Ci siamo conosciuti una sera di molti anni fa. Sarebbe più corretto dire che io l’ho conosciuto, lui non ha mai saputo della mia esistenza. Il fatto avvenne in uno di quei mega centri commerciali che all’epoca facevano tanto modernità. A quei tempi il mio quotidiano era travagliato, mi ritrovavo per quelle strane concatenazioni che la vita riserva ai mortali, nella necessità di raccogliere quel che restava del mio precedente vissuto e cercare di ricominciare. Devo ammettere che buttarmi anima e corpo nel lavoro ebbe un effetto stabilizzante per il corpo, mi permise di non trascurare l’immagine che gli altri, me compreso, avevano di me. La camicia sempre pulita, i pantaloni piegati, dignitoso e sempre ordinato. Ma quando di sera il lavoro finiva mi ritrovavo nel mondo delle piccole cose, i soliti gesti, le mie mini manie. La mente vagava, evitavo i luoghi familiari e i conoscenti; gli amici erano quasi tutti spariti e sentivo su di me l’ostracismo dei colleghi, dei conoscenti. Un comportamento moralista, bigotto. Non che negassi il loro diritto ad esserlo, mi indignava il fatto che era a prescindere. Nessuno si è mai domandato perché le cose succedono, l’importante è che siano gli altri ad esserne colpiti, per avere così il diritto di denigrare, quasi fosse uno sport, perché va fatto. “Dagli al paria, colpisci l’untore”, da veri frustrati. Quella sera ero entrato in quella cattedrale del consumismo perché tutti gli altri negozi erano chiusi, considerata l’ora tarda, covavo delusione per il comportamento dei miei simili, ma oltre a mangiare amarezza avrei dovuto anche nutrirmi. Cercai e presi del tonno, già parzialmente preparato per il più classico degli spaghetti, e nel tornare alla cassa imboccai una corsia che mi allungò il cammino, fu allora che lo vidi.  Su uno scaffale, in  bella mostra con altri libri, lo sguardo si fermò su una copertina elegante ma non pretenziosa, si leggeva bene con lettere gialle su fondo blu Andrea Camilleri -la stagione della caccia. Acquistai il romanzo così d’impulso, forse perché l’oggetto si presentava bene, era ben vestito. Tornato a casa, circondato dalla mia solitudine, dopo gli spaghetti invece di rimbecillirmi come facevo ormai da un po’ di tempo con i colori della tv, quasi senza pensarci aprii il libro e fu un colpo di fulmine. Dopo, con il tempo, mi sono procurato tutti i libri che Camilleri ha pubblicato e non sono mai rimasto deluso.

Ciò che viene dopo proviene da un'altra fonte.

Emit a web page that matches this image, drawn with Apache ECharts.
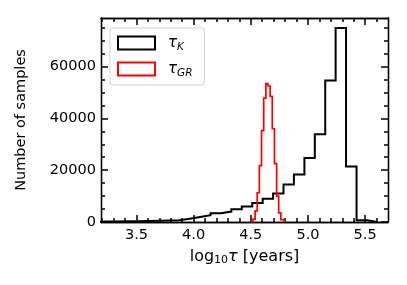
<!DOCTYPE html>
<html>
<head>
<meta charset="utf-8">
<script src="https://cdn.jsdelivr.net/npm/echarts@6/dist/echarts.min.js"></script>
<style>html,body{margin:0;padding:0;background:#fff}#c{width:407px;height:285px}</style>
</head>
<body>
<div id="c"></div>
<script>
// ---- data ----
const kEdges = [3.144,3.236,3.327,3.418,3.509,3.601,3.692,3.783,3.874,3.965,4.057,4.148,4.239,4.330,4.421,4.513,4.604,4.695,4.786,4.877,4.969,5.060,5.151,5.242,5.333,5.425,5.516,5.607];
const kCounts = [180,220,250,320,400,480,580,700,1290,1950,2610,3390,4020,4950,6000,7300,9000,11000,14500,18300,24700,33900,54600,74900,21400,700,50];
const grEdges = [4.500,4.519,4.538,4.556,4.575,4.594,4.613,4.632,4.650,4.669,4.688,4.707,4.726,4.744,4.763,4.782,4.801];
const grCounts = [200,1100,4300,11300,21800,35300,47800,53400,52500,48500,36000,22500,10000,3500,900,200];
const xMajor = [3.5,4.0,4.5,5.0,5.5];
const xMinor = [3.2,3.3,3.4,3.6,3.7,3.8,3.9,4.1,4.2,4.3,4.4,4.6,4.7,4.8,4.9,5.1,5.2,5.3,5.4,5.6];
const yMajor = [0,20000,40000,60000];
const yMinor = [5000,10000,15000,25000,30000,35000,45000,50000,55000,65000,70000,75000];
const xRange = [3.19,5.70];
const yRange = [0,78750];

function stepOutline(edges, counts){
  const pts = [[edges[0],0]];
  for(let i=0;i<counts.length;i++){
    pts.push([edges[i],counts[i]]);
    pts.push([edges[i+1],counts[i]]);
  }
  pts.push([edges[edges.length-1],0]);
  return pts;
}

const FONT = 'DejaVu Sans';
const chart = echarts.init(document.getElementById('c'), null, {renderer:'canvas'});

function xAx(grid, pos, ticks, len, labels){
  return {
    gridIndex:grid, type:'value', position:pos, min:xRange[0], max:xRange[1],
    axisLine:{show:true, onZero:false, lineStyle:{color:'#000', width:1.3}},
    axisTick:{show:true, inside:true, length:len, customValues:ticks, lineStyle:{color:'#000', width:1.5}},
    axisLabel:{show:labels, customValues:ticks, margin:6, color:'#000', fontFamily:FONT, fontSize:14.5,
      formatter:v=>v.toFixed(1)},
    splitLine:{show:false}
  };
}
function yAx(grid, pos, ticks, len, labels){
  return {
    gridIndex:grid, type:'value', position:pos, min:yRange[0], max:yRange[1],
    axisLine:{show:true, onZero:false, lineStyle:{color:'#000', width:1.3}},
    axisTick:{show:true, inside:true, length:len, customValues:ticks, lineStyle:{color:'#000', width:1.5}},
    axisLabel:{show:labels, customValues:ticks, margin:5, color:'#000', fontFamily:FONT, fontSize:14.5,
      formatter:v=>String(v)},
    splitLine:{show:false}
  };
}

const xMain = xAx(0, 'bottom', xMajor, 7, true);
xMain.name = '{a|log}{s|10}{t|τ}{a| [years]}';
xMain.nameLocation = 'middle';
xMain.nameGap = 26;
xMain.nameTextStyle = {color:'#000', fontFamily:FONT, rich:{
  a:{fontFamily:FONT, fontSize:16, color:'#000'},
  s:{fontFamily:FONT, fontSize:11, color:'#000', padding:[7,0,0,0]},
  t:{fontFamily:FONT, fontSize:16, fontStyle:'italic', color:'#000'}
}};
const yMain = yAx(0, 'left', yMajor, 7, true);
yMain.name = 'Number of samples';
yMain.nameLocation = 'middle';
yMain.nameGap = 72;
yMain.nameTextStyle = {color:'#000', fontFamily:FONT, fontSize:14.5};

const legendRich = {
  t:{fontFamily:FONT, fontSize:15, fontStyle:'italic', color:'#000'},
  s:{fontFamily:FONT, fontSize:10.5, fontStyle:'italic', color:'#000', padding:[8,0,0,0]}
};
const gridRect = {left:101, right:19, top:18, bottom:63, containLabel:false};
const tickHolder = (xi, yi) => ({type:'line', xAxisIndex:xi, yAxisIndex:yi, data:[], silent:true, showSymbol:false, legendHoverLink:false});

chart.setOption({
  animation:false,
  backgroundColor:'#fff',
  grid:[Object.assign({}, gridRect), Object.assign({}, gridRect)],
  xAxis:[xMain, xAx(0,'top', xMajor, 7, false), xAx(1,'bottom', xMinor, 4, false), xAx(1,'top', xMinor, 4, false)],
  yAxis:[yMain, yAx(0,'right', yMajor, 7, false), yAx(1,'left', yMinor, 4, false), yAx(1,'right', yMinor, 4, false)],
  legend:{
    left:110, top:28, orient:'vertical',
    backgroundColor:'#fff', borderColor:'#d0d0d0', borderWidth:1, borderRadius:3,
    padding:[5,12,6,7], itemGap:6, itemWidth:37, itemHeight:13,
    textStyle:{fontFamily:FONT, fontSize:15, color:'#000', lineHeight:20, padding:[0,0,0,8], rich:legendRich},
    formatter:function(name){ return name==='tauK' ? '{t|τ}{s|K}' : '{t|τ}{s|GR}'; },
    data:[
      {name:'tauK', icon:'rect', itemStyle:{color:'rgba(0,0,0,0)', borderColor:'#000', borderWidth:2}},
      {name:'tauGR', icon:'rect', itemStyle:{color:'rgba(0,0,0,0)', borderColor:'#ff0000', borderWidth:2}}
    ]
  },
  series:[
    {name:'tauK', type:'line', xAxisIndex:0, yAxisIndex:0, data:stepOutline(kEdges,kCounts),
      showSymbol:false, symbol:'none', lineStyle:{color:'#000', width:2, join:'miter'}, itemStyle:{color:'#000'}, z:2},
    {name:'tauGR', type:'line', xAxisIndex:0, yAxisIndex:0, data:stepOutline(grEdges,grCounts),
      showSymbol:false, symbol:'none', lineStyle:{color:'#ff0000', width:1.7, join:'miter'}, itemStyle:{color:'#ff0000'}, z:3},
    tickHolder(1,1), tickHolder(2,2), tickHolder(3,3)
  ]
});
</script>
</body>
</html>
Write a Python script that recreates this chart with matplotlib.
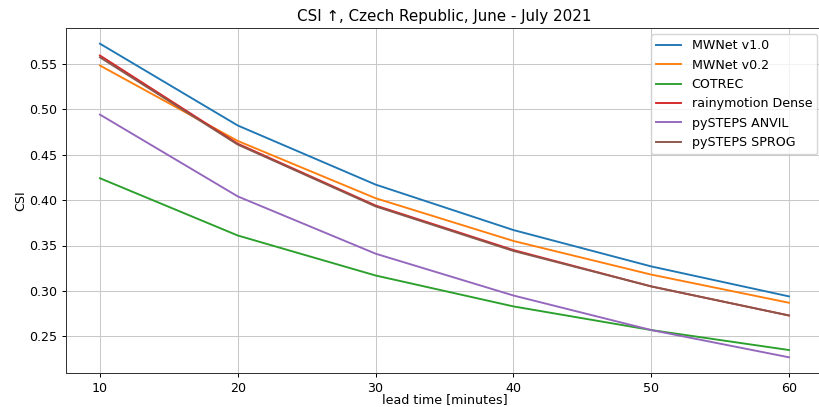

Gli scritti di quest’uomo mi hanno riabituato a nutrire anche la mente e il sonno. Da allora le cose nel mondo sonno cambiate e molto, le città non si bevono più, in compenso si è spronati a mangiarsi l’un l’altro. Come dice la nostra diva internazionale più nota “accattatavillo“. Gli scritti di Camilleri sono stati per me una sorsata di acqua fresca e, insieme ad altri autori, mi ha riaccompagnato alla normalità. Per lui ho un affetto particolare. Apprezzo l’opera di Camilleri e lo stimo e lo ammiro. Ho dovuto aspettare per poter parlare di questo grande siciliano, mi è stato necessario metabolizzare il vuoto lasciato nello spazio dalla sua assenza fisica, in ogni caso la consapevolezza che non sia più qui me lo farà mancare molto. A dirla tutta.. qualcosa l’avevo intuito quando cominciò a parlare nelle sue ultime interviste di quella sua curiosità sull’eternità. Ne ebbi quasi la certezza quando lessi Conversazioni su Tiresia. Quando ho poi assistito alla messa in opera del libro, al Teatro Greco di Siracusa, ho pensato al suo modo di salutare il mondo, nonostante l’augurio finale di rivedersi tutti fra cent’anni. Ma l’augurio sembrava rivolto al pubblico più che a sé stesso. Lui ci lascia i suoi scritti, il suo pensiero mi mancherà e sono certo non mancherà solo a me. Arrivederci, ad un giorno mi auguro lontano nel tempo.. non sono ancora pronto per l’eternità.
Vi saluto e sono L’autoferroagricolo!